What’s more, what terrifies Malcolm about the string of thought now viciously pulling him back into the familiar territory of his philosophical agonies was that life probably wouldn’t change much for the homeless. How much different would life be for Malcolm if the social contract was burned in fusion? Would it reassemble itself, was humankind at its very heart an animal who’s natural equilibrium was society, or was humanity at its very heart that one of darkness? Was the position that Malcolm was in now, that of being homeless, a social construct and was it actually the natural default of humanity? If society rebuilt itself, and into something more primitive, would Malcolm be considered a “pilgrim” instead of a “bum”?

Would McDonald’s in any fashion survive the atomic cannibalization of human history?

His palms sweaty, and his breath thin, Malcolm reached for his coffee for a comforting sip, forgetting that the cup was empty.

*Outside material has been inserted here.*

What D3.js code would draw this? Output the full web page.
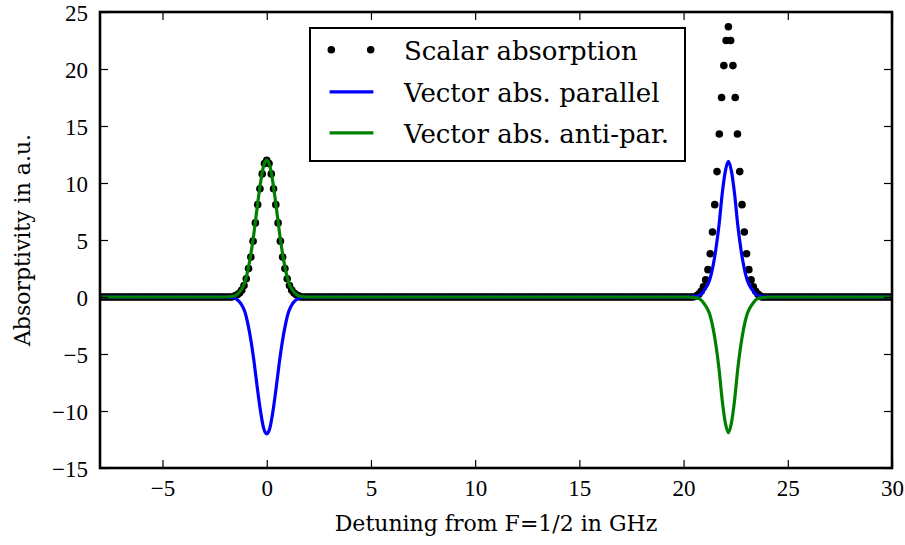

Nuclear war would make me normal.

No one would own a shelter, no one would have a job. Everyone without exception would have to be in a permanent survival mode, and all of them would care less for society’s current hierarchy. The homeless man might be the only one with an edge, having lived this life already.

And all of this, for the briefest of moments, made Malcolm Steadman smile.

When early archeologist discovered any ruined building that looked important they always came to the conclusion that it had to be a temple. Malcolm had no doubt that if archeologist of the future sifted through the nuclear hell scape left behind that they would conclude without a doubt that McDonald’s was indeed a temple of worship.

The television in front him was now depicting a picture of a mushroom cloud with a question mark held in static above the news anchor’s head. The caption read …tensions are high as tempers shorten, the rhetoric has never been this… and Malcolm stops reading to clear off his table and head to work. Dread of working is now replaced by a a sense of privilege, and Malcolm looks forward to the heated building that he will spend his next eight hours in.

They will likely be the most comfortable hours of his day.